• Dataset excerpt
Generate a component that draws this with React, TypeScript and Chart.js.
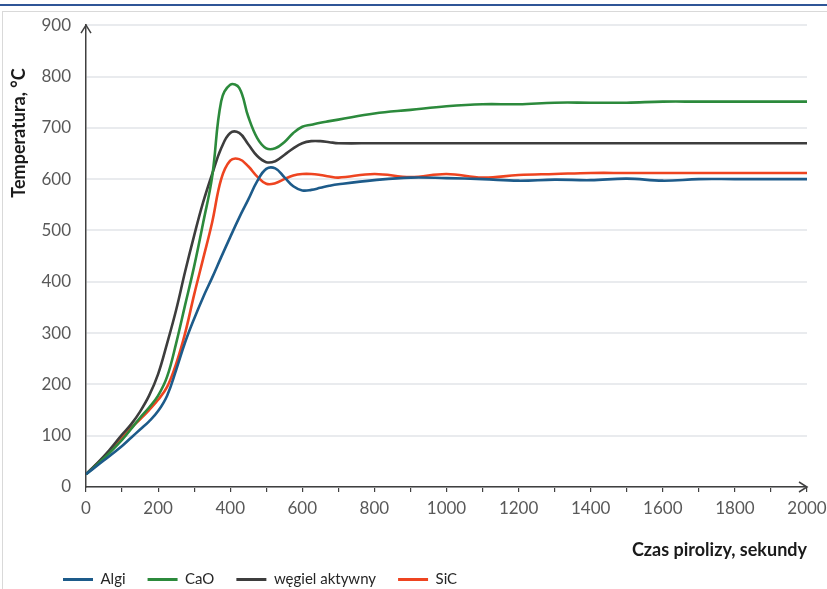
import React, { useEffect, useRef } from 'react';
import { Chart, registerables } from 'chart.js';

Chart.register(...registerables);

const timeSeconds = [0, 50, 100, 125, 150, 175, 200, 225, 250, 275, 300, 325, 350, 375, 400, 425, 450, 475, 500, 525, 550, 575, 600, 625, 650, 675, 700, 800, 900, 1000, 1100, 1200, 1300, 1400, 1500, 1600, 1700, 1800, 1900, 2000];

const algiTemp = [25, 52, 80, 96, 112, 128, 148, 178, 228, 282, 328, 370, 408, 448, 487, 525, 560, 596, 620, 621, 604, 586, 578, 579, 583, 587, 590, 598, 603, 602, 600, 597, 599, 598, 601, 597, 600, 600, 600, 600];
const caoTemp = [25, 56, 92, 113, 135, 155, 178, 215, 280, 355, 430, 515, 605, 752, 784, 778, 722, 680, 660, 660, 672, 690, 702, 706, 710, 713, 716, 728, 735, 742, 746, 746, 749, 749, 749, 751, 751, 751, 751, 751];
const wegielTemp = [25, 60, 102, 122, 147, 178, 220, 280, 345, 420, 490, 555, 610, 660, 690, 690, 668, 645, 633, 635, 647, 660, 670, 674, 674, 672, 670, 670, 670, 670, 670, 670, 670, 670, 670, 670, 670, 670, 670, 670];
const sicTemp = [25, 58, 95, 115, 132, 150, 170, 195, 240, 300, 375, 445, 516, 600, 636, 639, 625, 605, 591, 592, 600, 607, 610, 610, 608, 605, 603, 610, 604, 610, 603, 608, 610, 612, 612, 612, 612, 612, 612, 612];

const seriesNames = ['Algi', 'CaO', 'węgiel aktywny', 'SiC'];
const seriesColors = ['#1d5b8a', '#2c8a3c', '#3d3d3d', '#ee4420'];
const xTitle = 'Czas pirolizy, sekundy';
const yTitle = 'Temperatura, \u00B0C';

const FONT = 'Lato, "Open Sans", sans-serif';

const toPoints = (ys: number[]) => ys.map((y, i) => ({ x: timeSeconds[i], y }));

const axisDecor = {
  id: 'axisDecor',
  afterDraw(chart: any) {
    const { ctx, chartArea } = chart;
    const { left, right, top, bottom } = chartArea;
    ctx.save();
    ctx.strokeStyle = '#404040';
    ctx.lineWidth = 1.5;
    ctx.beginPath();
    ctx.moveTo(left - 5, top + 8);
    ctx.lineTo(left, top);
    ctx.lineTo(left + 5, top + 8);
    ctx.stroke();
    ctx.beginPath();
    ctx.moveTo(right - 8, bottom - 5);
    ctx.lineTo(right, bottom);
    ctx.lineTo(right - 8, bottom + 5);
    ctx.stroke();
    ctx.fillStyle = '#1a1a1a';
    ctx.font = `bold 18px ${FONT}`;
    ctx.textAlign = 'right';
    ctx.textBaseline = 'middle';
    ctx.fillText(xTitle, right, 550);
    ctx.translate(19, 133);
    ctx.rotate(-Math.PI / 2);
    ctx.textAlign = 'center';
    ctx.fillText(yTitle, 0, 0);
    ctx.restore();
  },
};

export default function App() {
  const ref = useRef<HTMLCanvasElement | null>(null);
  useEffect(() => {
    document.body.style.margin = '0';
    const datasets = [algiTemp, caoTemp, wegielTemp, sicTemp].map((d, i) => ({
      label: seriesNames[i],
      data: toPoints(d),
      borderColor: seriesColors[i],
      backgroundColor: seriesColors[i],
      borderWidth: 2.6,
      pointRadius: 0,
      tension: 0.4,
    }));
    const chart = new Chart(ref.current as HTMLCanvasElement, {
      type: 'line',
      data: { datasets },
      plugins: [axisDecor],
      options: {
        animation: false,
        responsive: false,
        maintainAspectRatio: false,
        layout: { padding: { left: 41, right: 20, top: 22, bottom: -8 } },
        scales: {
          x: {
            type: 'linear',
            min: 0,
            max: 2000,
            afterFit: (s: any) => { s.height = 63; s.paddingRight = 0; s.paddingLeft = 0; },
            ticks: {
              stepSize: 100,
              autoSkip: false,
              maxRotation: 0,
              color: '#595959',
              font: { family: FONT, size: 17 },
              padding: 6,
              callback: (v: any) => (Number(v) % 200 === 0 ? String(v) : ''),
            },
            grid: { drawOnChartArea: false, drawTicks: true, tickLength: 5, color: '#404040', lineWidth: 1.2 },
            border: { display: true, color: '#404040', width: 1.5 },
          },
          y: {
            min: 0,
            max: 900,
            afterFit: (s: any) => { s.width = 45; },
            ticks: {
              stepSize: 100,
              color: '#595959',
              font: { family: FONT, size: 17 },
              padding: 15,
            },
            grid: { color: '#e9ebee', lineWidth: 2, drawTicks: false },
            border: { display: true, color: '#404040', width: 1.5 },
          },
        },
        plugins: {
          legend: {
            position: 'bottom',
            align: 'start',
            labels: {
              boxWidth: 30,
              boxHeight: 3,
              padding: 22,
              color: '#262626',
              font: { family: FONT, size: 15 },
              generateLabels: (c: any) =>
                Chart.defaults.plugins.legend.labels.generateLabels(c).map((l: any) => ({ ...l, lineWidth: 0 })),
            },
          },
          tooltip: { enabled: false },
        },
      },
    } as any);
    return () => chart.destroy();
  }, []);
  return (
    <div style={{ position: 'relative', width: 827, height: 589, overflow: 'hidden', background: '#fff' }}>
      <div style={{ position: 'absolute', left: 0, top: 4, width: 827, height: 2, background: '#2f5597' }} />
      <div style={{ position: 'absolute', left: 2, top: 11, width: 840, height: 600, border: '1px solid #d9d9d9', boxSizing: 'border-box' }} />
      <canvas ref={ref} width={827} height={589} style={{ position: 'absolute', left: 0, top: 0 }} />
    </div>
  );
}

• Required work
Leave out the pictures and copy the rest of the material above exactly.

• Exercise output
Generate a component that draws this with React, TypeScript and Chart.js.
import React, { useEffect, useRef } from 'react';
import { Chart, registerables } from 'chart.js';

Chart.register(...registerables);

const timeSeconds = [0, 50, 100, 125, 150, 175, 200, 225, 250, 275, 300, 325, 350, 375, 400, 425, 450, 475, 500, 525, 550, 575, 600, 625, 650, 675, 700, 800, 900, 1000, 1100, 1200, 1300, 1400, 1500, 1600, 1700, 1800, 1900, 2000];

const algiTemp = [25, 52, 80, 96, 112, 128, 148, 178, 228, 282, 328, 370, 408, 448, 487, 525, 560, 596, 620, 621, 604, 586, 578, 579, 583, 587, 590, 598, 603, 602, 600, 597, 599, 598, 601, 597, 600, 600, 600, 600];
const caoTemp = [25, 56, 92, 113, 135, 155, 178, 215, 280, 355, 430, 515, 605, 752, 784, 778, 722, 680, 660, 660, 672, 690, 702, 706, 710, 713, 716, 728, 735, 742, 746, 746, 749, 749, 749, 751, 751, 751, 751, 751];
const wegielTemp = [25, 60, 102, 122, 147, 178, 220, 280, 345, 420, 490, 555, 610, 660, 690, 690, 668, 645, 633, 635, 647, 660, 670, 674, 674, 672, 670, 670, 670, 670, 670, 670, 670, 670, 670, 670, 670, 670, 670, 670];
const sicTemp = [25, 58, 95, 115, 132, 150, 170, 195, 240, 300, 375, 445, 516, 600, 636, 639, 625, 605, 591, 592, 600, 607, 610, 610, 608, 605, 603, 610, 604, 610, 603, 608, 610, 612, 612, 612, 612, 612, 612, 612];

const seriesNames = ['Algi', 'CaO', 'węgiel aktywny', 'SiC'];
const seriesColors = ['#1d5b8a', '#2c8a3c', '#3d3d3d', '#ee4420'];
const xTitle = 'Czas pirolizy, sekundy';
const yTitle = 'Temperatura, \u00B0C';

const FONT = 'Lato, "Open Sans", sans-serif';

const toPoints = (ys: number[]) => ys.map((y, i) => ({ x: timeSeconds[i], y }));

const axisDecor = {
  id: 'axisDecor',
  afterDraw(chart: any) {
    const { ctx, chartArea } = chart;
    const { left, right, top, bottom } = chartArea;
    ctx.save();
    ctx.strokeStyle = '#404040';
    ctx.lineWidth = 1.5;
    ctx.beginPath();
    ctx.moveTo(left - 5, top + 8);
    ctx.lineTo(left, top);
    ctx.lineTo(left + 5, top + 8);
    ctx.stroke();
    ctx.beginPath();
    ctx.moveTo(right - 8, bottom - 5);
    ctx.lineTo(right, bottom);
    ctx.lineTo(right - 8, bottom + 5);
    ctx.stroke();
    ctx.fillStyle = '#1a1a1a';
    ctx.font = `bold 18px ${FONT}`;
    ctx.textAlign = 'right';
    ctx.textBaseline = 'middle';
    ctx.fillText(xTitle, right, 550);
    ctx.translate(19, 133);
    ctx.rotate(-Math.PI / 2);
    ctx.textAlign = 'center';
    ctx.fillText(yTitle, 0, 0);
    ctx.restore();
  },
};

export default function App() {
  const ref = useRef<HTMLCanvasElement | null>(null);
  useEffect(() => {
    document.body.style.margin = '0';
    const datasets = [algiTemp, caoTemp, wegielTemp, sicTemp].map((d, i) => ({
      label: seriesNames[i],
      data: toPoints(d),
      borderColor: seriesColors[i],
      backgroundColor: seriesColors[i],
      borderWidth: 2.6,
      pointRadius: 0,
      tension: 0.4,
    }));
    const chart = new Chart(ref.current as HTMLCanvasElement, {
      type: 'line',
      data: { datasets },
      plugins: [axisDecor],
      options: {
        animation: false,
        responsive: false,
        maintainAspectRatio: false,
        layout: { padding: { left: 41, right: 20, top: 22, bottom: -8 } },
        scales: {
          x: {
            type: 'linear',
            min: 0,
            max: 2000,
            afterFit: (s: any) => { s.height = 63; s.paddingRight = 0; s.paddingLeft = 0; },
            ticks: {
              stepSize: 100,
              autoSkip: false,
              maxRotation: 0,
              color: '#595959',
              font: { family: FONT, size: 17 },
              padding: 6,
              callback: (v: any) => (Number(v) % 200 === 0 ? String(v) : ''),
            },
            grid: { drawOnChartArea: false, drawTicks: true, tickLength: 5, color: '#404040', lineWidth: 1.2 },
            border: { display: true, color: '#404040', width: 1.5 },
          },
          y: {
            min: 0,
            max: 900,
            afterFit: (s: any) => { s.width = 45; },
            ticks: {
              stepSize: 100,
              color: '#595959',
              font: { family: FONT, size: 17 },
              padding: 15,
            },
            grid: { color: '#e9ebee', lineWidth: 2, drawTicks: false },
            border: { display: true, color: '#404040', width: 1.5 },
          },
        },
        plugins: {
          legend: {
            position: 'bottom',
            align: 'start',
            labels: {
              boxWidth: 30,
              boxHeight: 3,
              padding: 22,
              color: '#262626',
              font: { family: FONT, size: 15 },
              generateLabels: (c: any) =>
                Chart.defaults.plugins.legend.labels.generateLabels(c).map((l: any) => ({ ...l, lineWidth: 0 })),
            },
          },
          tooltip: { enabled: false },
        },
      },
    } as any);
    return () => chart.destroy();
  }, []);
  return (
    <div style={{ position: 'relative', width: 827, height: 589, overflow: 'hidden', background: '#fff' }}>
      <div style={{ position: 'absolute', left: 0, top: 4, width: 827, height: 2, background: '#2f5597' }} />
      <div style={{ position: 'absolute', left: 2, top: 11, width: 840, height: 600, border: '1px solid #d9d9d9', boxSizing: 'border-box' }} />
      <canvas ref={ref} width={827} height={589} style={{ position: 'absolute', left: 0, top: 0 }} />
    </div>
  );
}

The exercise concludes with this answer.